Remove the garment from the mannequin. Turn it inside-out (or fold it to expose the interior neckline/collar area). Place it back on the mannequin so the interior is facing the camera.

Alternatively, lay the garment flat with the interior neckline visible and shoot from above.

The goal: capture the part of the garment that was hidden by the mannequin's neck and shoulders.

Step 4: Remove the Mannequin

This is where it gets technical. You need to remove the mannequin from the front shot while keeping the garment.

Method A: AI Background Removal
Upload the front shot to pic1.ai or similar tool. The AI removes the background AND the mannequin, leaving just the garment on a transparent background. This works well for most garments but may need touch-up around the neckline where the mannequin was visible through the collar.

Method B: Manual Masking in Photoshop
Use the Pen Tool to trace around the garment, excluding the mannequin. More precise but more time-consuming (5-10 minutes per image).
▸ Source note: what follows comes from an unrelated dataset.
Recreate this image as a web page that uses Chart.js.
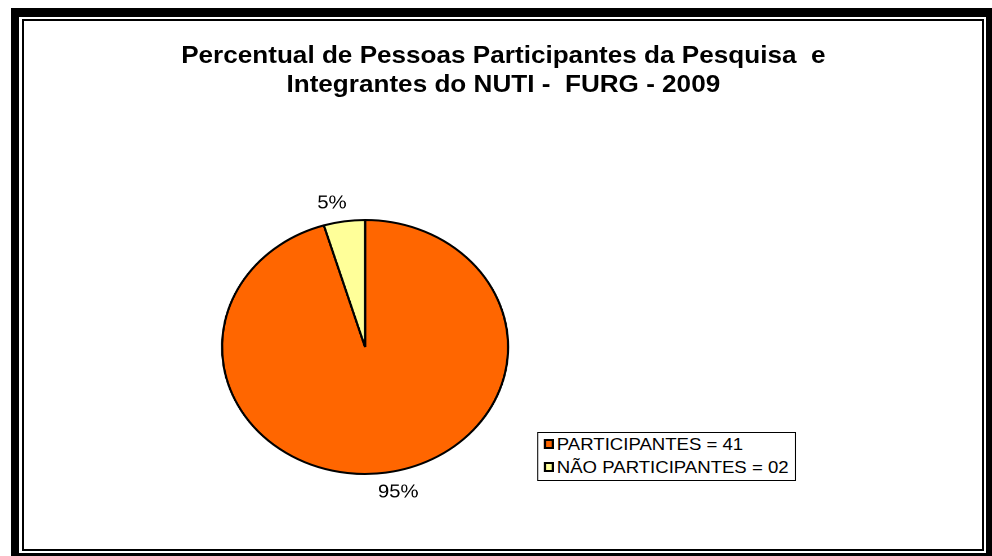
<!DOCTYPE html>
<html>
<head>
<meta charset="utf-8">
<script src="https://cdn.jsdelivr.net/npm/chart.js@4/dist/chart.umd.min.js"></script>
<style>
  html, body { margin:0; padding:0; background:#fff; }
  #page { position:relative; width:992px; height:556px; overflow:hidden; background:#fff; font-family:"Liberation Sans", Arial, sans-serif; }
  #outer { position:absolute; left:11px; top:8px; width:983px; height:554px; box-sizing:border-box; border-style:solid; border-color:#000; border-width:9px 8px 9px 8px; }
  #inner { position:absolute; left:22px; top:19px; width:962px; height:532px; box-sizing:border-box; border:2px solid #000; }
  #stage { position:absolute; left:0; top:0; width:881px; height:556px; transform:scaleX(1.126); transform-origin:0 0; }
  #title { position:absolute; left:147px; top:41.3px; width:600px; text-align:center; font-weight:bold; font-size:23.2px; line-height:29px; white-space:pre; color:#000; }
  #chart { position:absolute; left:0; top:0; }
  #legend { position:absolute; left:477px; top:432px; width:230px; height:49px; box-sizing:border-box; border:1px solid #000; background:#fff; }
  .row { position:absolute; left:0; height:22px; line-height:22px; font-size:16.5px; color:#000; white-space:pre; }
  .sw { position:absolute; left:4.5px; top:6px; width:9px; height:10px; box-sizing:border-box; border:2px solid #000; }
  .lt { position:absolute; left:16.5px; top:0; }
</style>
</head>
<body>
<div id="page">
  <div id="outer"></div>
  <div id="inner"></div>
  <div id="stage">
    <div id="title"></div>
    <canvas id="chart" width="881" height="556"></canvas>
    <div id="legend"></div>
  </div>
</div>
<script>
const titleLines = ["Percentual de Pessoas Participantes da Pesquisa  e", "Integrantes do NUTI -  FURG - 2009"];
const categories = ["PARTICIPANTES", "NÃO PARTICIPANTES"];
const counts = [41, 2];
const countLabels = ["41", "02"];
const colors = ["#FF6600", "#FFFF99"];

document.getElementById('title').textContent = titleLines.join("\n");

const legend = document.getElementById('legend');
categories.forEach((c, i) => {
  const row = document.createElement('div');
  row.className = 'row';
  row.style.top = (0 + i * 23) + 'px';
  const sw = document.createElement('div');
  sw.className = 'sw';
  sw.style.background = colors[i];
  const t = document.createElement('span');
  t.className = 'lt';
  t.textContent = c + " = " + countLabels[i];
  row.appendChild(sw); row.appendChild(t);
  legend.appendChild(row);
});

const total = counts.reduce((a, b) => a + b, 0);

const pctLabels = {
  id: 'pctLabels',
  afterDatasetsDraw(chart) {
    const ctx = chart.ctx;
    const meta = chart.getDatasetMeta(0);
    ctx.save();
    ctx.font = '18px "Liberation Sans", Arial, sans-serif';
    ctx.fillStyle = '#000';
    ctx.textAlign = 'center';
    ctx.textBaseline = 'middle';
    meta.data.forEach((arc, i) => {
      const p = arc.getProps(['x', 'y', 'startAngle', 'endAngle', 'outerRadius'], true);
      const mid = (p.startAngle + p.endAngle) / 2;
      const c = Math.cos(mid), s = Math.sin(mid);
      const px = p.x + c * p.outerRadius + c * 75;
      const py = p.y + s * p.outerRadius + s * 19;
      ctx.fillText(Math.round(counts[i] / total * 100) + '%', px, py + 1);
    });
    ctx.restore();
  }
};

new Chart(document.getElementById('chart'), {
  type: 'pie',
  data: {
    labels: categories,
    datasets: [{
      data: counts,
      backgroundColor: colors,
      borderColor: '#000',
      borderWidth: 2
    }]
  },
  options: {
    responsive: false,
    animation: false,
    devicePixelRatio: 2,
    events: [],
    radius: 127,
    layout: { padding: { left: 197.2, right: 429.8, top: 220, bottom: 82 } },
    plugins: {
      legend: { display: false },
      title: { display: false },
      tooltip: { enabled: false }
    }
  },
  plugins: [pctLabels]
});
</script>
</body>
</html>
Step 5: Composite the Interior

Open the front shot (mannequin removed) and the interior shot in Photoshop. Place the interior shot behind the front shot, positioned so the interior neckline is visible through the collar opening.

Adjust the size and position until it looks natural. The interior should be slightly darker than the exterior (it's in shadow when worn).

Step 6: Final Cleanup

  • Remove any visible pins or clips
  • Clean up the edges where the mannequin was removed
  • Add a subtle shadow at the bottom
  • Ensure the background is pure white

The Simplified Version

If the full composite process sounds intimidating, here's a simplified approach that gets 80% of the result:

  1. Photograph the garment on the mannequin
  2. Use AI background removal to remove both the background and the mannequin
  3. Skip the interior composite
  4. Place on white background with shadow

You lose the interior neckline detail, but the garment still looks three-dimensional and professional. This is what I do for most of my listings — the full composite is reserved for hero images and premium products.

Common Mistakes

Visible pins. Check the front of the garment carefully before shooting. Pins should be completely hidden behind the garment.

Wrinkled garments. Steam everything. Wrinkles that are barely visible in person become very obvious in photos, especially with the even lighting used for product photography.

Asymmetric sleeves. Take a moment to position both sleeves identically. Asymmetry looks sloppy.

Wrong mannequin size. If the garment is too loose on the mannequin, it looks baggy. If it's too tight, it looks stretched. Pin the back to adjust the fit, or use a mannequin that matches the garment's intended fit.

Forgetting the shadow. A garment floating on white with no shadow looks like clip art. Add a subtle drop shadow to ground it.

Time and Cost

Per garment (simplified method):

  • Dressing mannequin + shooting: 5 minutes
  • AI background removal: 30 seconds
  • Review and touch-up: 1-2 minutes
  • Total: ~7 minutes

Per garment (full composite):

  • Dressing + shooting front: 5 minutes
  • Shooting interior: 3 minutes
  • Mannequin removal + composite: 10-15 minutes
  • Total: ~20 minutes

Equipment cost:

  • Basic torso mannequin: $50-80
  • Pins: $5
  • Everything else: your existing photography setup

The mannequin pays for itself after about 10 products (vs outsourcing ghost mannequin photography at $5-15 per image).